[Start of Material]

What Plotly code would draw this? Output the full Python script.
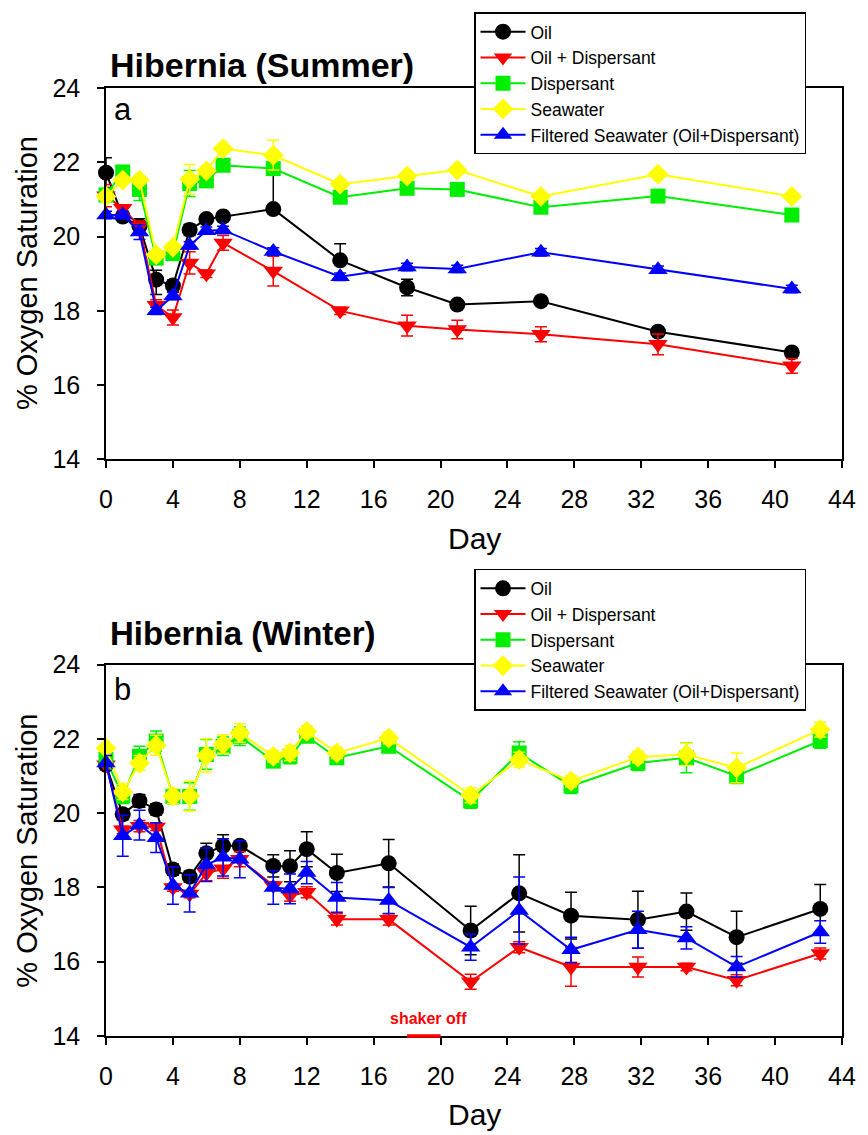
import plotly.graph_objects as go

# ---------------- data ----------------
series_names = ["Oil", "Oil + Dispersant", "Dispersant", "Seawater",
                "Filtered Seawater (Oil+Dispersant)"]

# Panel a: Hibernia (Summer)
days_summer = [0, 1, 2, 3, 4, 5, 6, 7, 10, 14, 18, 21, 26, 33, 41]
oil_s = [21.72, 20.54, 20.28, 18.84, 18.68, 20.18, 20.47, 20.54, 20.74, 19.36, 18.63, 18.17, 18.26, 17.44, 16.88]
oil_disp_s = [21.10, 20.76, 20.27, 18.15, 17.82, 19.29, 19.00, 19.83, 19.07, 18.00, 17.60, 17.50, 17.37, 17.10, 16.52]
disp_s = [21.12, 21.74, 21.27, 19.42, 19.54, 21.43, 21.50, 21.92, 21.83, 21.06, 21.30, 21.27, 20.79, 21.09, 20.58]
sea_s = [21.08, 21.52, 21.52, 19.51, 19.71, 21.54, 21.77, 22.37, 22.19, 21.41, 21.63, 21.79, 21.08, 21.68, 21.08]
filt_s = [20.58, 20.58, 20.12, 18.00, 18.40, 19.76, 20.16, 20.18, 19.60, 18.92, 19.18, 19.13, 19.58, 19.11, 18.59]

oil_s_err_up = [0.40, 0.10, 0.20, 0.25, 0.15, 0.15, 0.10, 0.10, 1.20, 0.45, 0.22, 0.10, 0.10, 0.10, 0.10]
oil_s_err_dn = [0.40, 0.10, 0.20, 0.40, 0.15, 0.15, 0.10, 0.10, 0.00, 0.10, 0.22, 0.10, 0.10, 0.10, 0.10]
oil_disp_s_err = [0.30, 0.10, 0.15, 0.15, 0.20, 0.30, 0.10, 0.20, 0.40, 0.10, 0.28, 0.25, 0.20, 0.28, 0.20]
disp_s_err = [0.15, 0.10, 0.30, 0.15, 0.10, 0.35, 0.10, 0.10, 0.15, 0.10, 0.10, 0.10, 0.10, 0.10, 0.10]
sea_s_err = [0.10, 0.10, 0.10, 0.10, 0.10, 0.40, 0.10, 0.10, 0.40, 0.12, 0.10, 0.10, 0.10, 0.10, 0.10]
filt_s_err = [0.10, 0.10, 0.20, 0.10, 0.10, 0.10, 0.10, 0.10, 0.10, 0.10, 0.10, 0.10, 0.10, 0.10, 0.10]

# Panel b: Hibernia (Winter)
days_winter = [0, 1, 2, 3, 4, 5, 6, 7, 8, 10, 11, 12, 13.8, 16.9, 21.8, 24.7, 27.8, 31.8, 34.7, 37.7, 42.7]
oil_w = [21.30, 19.97, 20.33, 20.10, 18.48, 18.29, 18.92, 19.12, 19.12, 18.58, 18.57, 19.03, 18.39, 18.65, 16.84, 17.84, 17.24, 17.13, 17.35, 16.66, 17.42]
oil_disp_w = [21.30, 19.55, 19.65, 19.63, 18.00, 17.82, 18.38, 18.50, 18.76, 18.05, 17.78, 17.87, 17.14, 17.14, 15.46, 16.39, 15.86, 15.86, 15.86, 15.50, 16.22]
disp_w = [21.45, 20.46, 21.53, 21.94, 20.45, 20.45, 21.58, 21.80, 22.07, 21.40, 21.53, 22.07, 21.49, 21.80, 20.33, 21.62, 20.73, 21.35, 21.49, 21.00, 21.95]
sea_w = [21.75, 20.57, 21.35, 21.83, 20.46, 20.46, 21.55, 21.86, 22.16, 21.53, 21.62, 22.20, 21.62, 22.02, 20.48, 21.44, 20.86, 21.51, 21.58, 21.22, 22.25]
filt_w = [21.35, 19.39, 19.68, 19.34, 18.05, 17.84, 18.61, 18.81, 18.76, 18.00, 17.96, 18.40, 17.73, 17.65, 16.39, 17.38, 16.32, 16.86, 16.64, 15.86, 16.80]

oil_w_err = [0.15, 0.15, 0.17, 0.15, 0.15, 0.15, 0.27, 0.30, 0.10, 0.30, 0.42, 0.47, 0.50, 0.64, 0.65, 1.04, 0.63, 0.77, 0.50, 0.70, 0.66]
oil_disp_w_err = [0.10, 0.10, 0.15, 0.10, 0.10, 0.10, 0.20, 0.25, 0.20, 0.10, 0.15, 0.15, 0.15, 0.15, 0.20, 0.15, 0.52, 0.27, 0.10, 0.15, 0.15]
disp_w_err = [0.10, 0.20, 0.27, 0.27, 0.20, 0.37, 0.40, 0.25, 0.25, 0.15, 0.20, 0.15, 0.15, 0.15, 0.20, 0.30, 0.20, 0.20, 0.40, 0.20, 0.20]
sea_w_err = [0.10, 0.20, 0.20, 0.27, 0.20, 0.40, 0.45, 0.25, 0.25, 0.15, 0.20, 0.15, 0.15, 0.15, 0.20, 0.20, 0.15, 0.15, 0.30, 0.40, 0.20]
filt_w_err = [0.20, 0.55, 0.40, 0.40, 0.50, 0.50, 0.45, 0.50, 0.50, 0.45, 0.40, 0.30, 0.40, 0.35, 0.35, 0.90, 0.34, 0.50, 0.30, 0.28, 0.30]

shaker_off_days = [18, 20]

x_ticks = [0, 4, 8, 12, 16, 20, 24, 28, 32, 36, 40, 44]
y_ticks = [14, 16, 18, 20, 22, 24]

# ---------------- styles ----------------
colors = ["#000000", "#ff0000", "#00ee00", "#ffff00", "#0000ff"]
symbols = ["circle", "triangle-down", "square", "diamond", "triangle-up"]
sizes = [16, 17, 15, 16, 17]
FONT = "Liberation Sans, Arial, sans-serif"

W, H = 868, 1135
L, R, T, B = 106, 18, 84, 99
PW, PH = W - L - R, H - T - B


def px(xp):
    return (xp - L) / PW


def py(yp):
    return (H - B - yp) / PH


fig = go.Figure()

summer = [oil_s, oil_disp_s, disp_s, sea_s, filt_s]
summer_up = [oil_s_err_up, oil_disp_s_err, disp_s_err, sea_s_err, filt_s_err]
summer_dn = [oil_s_err_dn, oil_disp_s_err, disp_s_err, sea_s_err, filt_s_err]
winter = [oil_w, oil_disp_w, disp_w, sea_w, filt_w]
winter_err = [oil_w_err, oil_disp_w_err, disp_w_err, sea_w_err, filt_w_err]

for i, name in enumerate(series_names):
    fig.add_trace(go.Scatter(
        x=days_summer, y=summer[i], name=name, mode="lines+markers",
        line=dict(color=colors[i], width=2),
        marker=dict(symbol=symbols[i], size=sizes[i], color=colors[i]),
        error_y=dict(type="data", array=summer_up[i], arrayminus=summer_dn[i],
                     symmetric=False, color=colors[i], thickness=1.5, width=6),
        xaxis="x", yaxis="y", legend="legend", cliponaxis=False))

for i, name in enumerate(series_names):
    fig.add_trace(go.Scatter(
        x=days_winter, y=winter[i], name=name, mode="lines+markers",
        line=dict(color=colors[i], width=2),
        marker=dict(symbol=symbols[i], size=sizes[i], color=colors[i]),
        error_y=dict(type="data", array=winter_err[i], color=colors[i],
                     thickness=1.5, width=6),
        xaxis="x2", yaxis="y2", legend="legend2", cliponaxis=False))

axis_common = dict(showline=True, linecolor="black", linewidth=1.5, mirror=True,
                   ticks="outside", ticklen=7, tickwidth=1.5, tickcolor="black",
                   showgrid=False, zeroline=False,
                   tickfont=dict(family=FONT, size=25, color="black"))

legend_common = dict(xanchor="left", yanchor="top",
                     bgcolor="white", bordercolor="black", borderwidth=1.5,
                     font=dict(family=FONT, size=17.5, color="black"),
                     itemwidth=45, tracegroupgap=0)

fig.update_layout(
    width=W, height=H,
    margin=dict(l=L, r=R, t=T, b=B),
    paper_bgcolor="white", plot_bgcolor="white",
    font=dict(family=FONT, color="black"),
    xaxis=dict(domain=[0, 1], range=[0, 44], tickvals=x_ticks, anchor="y",
               ticklabelstandoff=10, **axis_common),
    yaxis=dict(domain=[py(457), 1], range=[14, 24], tickvals=y_ticks, anchor="x",
               ticklabelstandoff=12, **axis_common),
    xaxis2=dict(domain=[0, 1], range=[0, 44], tickvals=x_ticks, anchor="y2",
                ticklabelstandoff=10, **axis_common),
    yaxis2=dict(domain=[0, py(663)], range=[14, 24], tickvals=y_ticks, anchor="x2",
                ticklabelstandoff=12, **axis_common),
    legend=dict(x=px(478), y=py(8), **legend_common),
    legend2=dict(x=px(478), y=py(567), **legend_common),
    showlegend=True,
)

# shaker off marker on winter panel (sits on the bottom axis line of panel b)
fig.add_shape(type="line", xref="x2", yref="paper", layer="above",
              x0=shaker_off_days[0], x1=shaker_off_days[1], y0=0, y1=0,
              line=dict(color="red", width=3.5))
fig.add_annotation(x=sum(shaker_off_days) / 2 + 0.25, y=14, xref="x2", yref="y2",
                   text="<b>shaker off</b>", showarrow=False,
                   yanchor="middle", yshift=17,
                   font=dict(family=FONT, size=16, color="red"))

annots = [
    dict(text="<b>Hibernia (Summer)</b>", x=px(108), y=py(61), xanchor="left",
         yanchor="middle", font=dict(size=34)),
    dict(text="<b>Hibernia (Winter)</b>", x=px(108), y=py(632), xanchor="left",
         yanchor="middle", font=dict(size=33)),
    dict(text="a", x=px(112), y=py(106), xanchor="left", yanchor="middle",
         font=dict(size=31)),
    dict(text="b", x=px(112), y=py(688), xanchor="left", yanchor="middle",
         font=dict(size=31)),
    dict(text="Day", x=px(478), y=py(536), xanchor="center", yanchor="middle",
         font=dict(size=30)),
    dict(text="Day", x=px(478), y=py(1115), xanchor="center", yanchor="middle",
         font=dict(size=30)),
    dict(text="% Oxygen Saturation", x=px(26), y=py(270), xanchor="center",
         yanchor="middle", textangle=-90, font=dict(size=29)),
    dict(text="% Oxygen Saturation", x=px(26), y=py(850), xanchor="center",
         yanchor="middle", textangle=-90, font=dict(size=29)),
]
for a in annots:
    a["font"].update(family=FONT, color="black")
    fig.add_annotation(xref="paper", yref="paper", showarrow=False, **a)

fig.write_html("out.html")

[End of Material]

Short exercise.
Write out, word for word, the lines from the start of the data through the one holding "19.58, 19.11, 18.59]". Omit pictures.

Solution for this task.
What Plotly code would draw this? Output the full Python script.
import plotly.graph_objects as go

# ---------------- data ----------------
series_names = ["Oil", "Oil + Dispersant", "Dispersant", "Seawater",
                "Filtered Seawater (Oil+Dispersant)"]

# Panel a: Hibernia (Summer)
days_summer = [0, 1, 2, 3, 4, 5, 6, 7, 10, 14, 18, 21, 26, 33, 41]
oil_s = [21.72, 20.54, 20.28, 18.84, 18.68, 20.18, 20.47, 20.54, 20.74, 19.36, 18.63, 18.17, 18.26, 17.44, 16.88]
oil_disp_s = [21.10, 20.76, 20.27, 18.15, 17.82, 19.29, 19.00, 19.83, 19.07, 18.00, 17.60, 17.50, 17.37, 17.10, 16.52]
disp_s = [21.12, 21.74, 21.27, 19.42, 19.54, 21.43, 21.50, 21.92, 21.83, 21.06, 21.30, 21.27, 20.79, 21.09, 20.58]
sea_s = [21.08, 21.52, 21.52, 19.51, 19.71, 21.54, 21.77, 22.37, 22.19, 21.41, 21.63, 21.79, 21.08, 21.68, 21.08]
filt_s = [20.58, 20.58, 20.12, 18.00, 18.40, 19.76, 20.16, 20.18, 19.60, 18.92, 19.18, 19.13, 19.58, 19.11, 18.59]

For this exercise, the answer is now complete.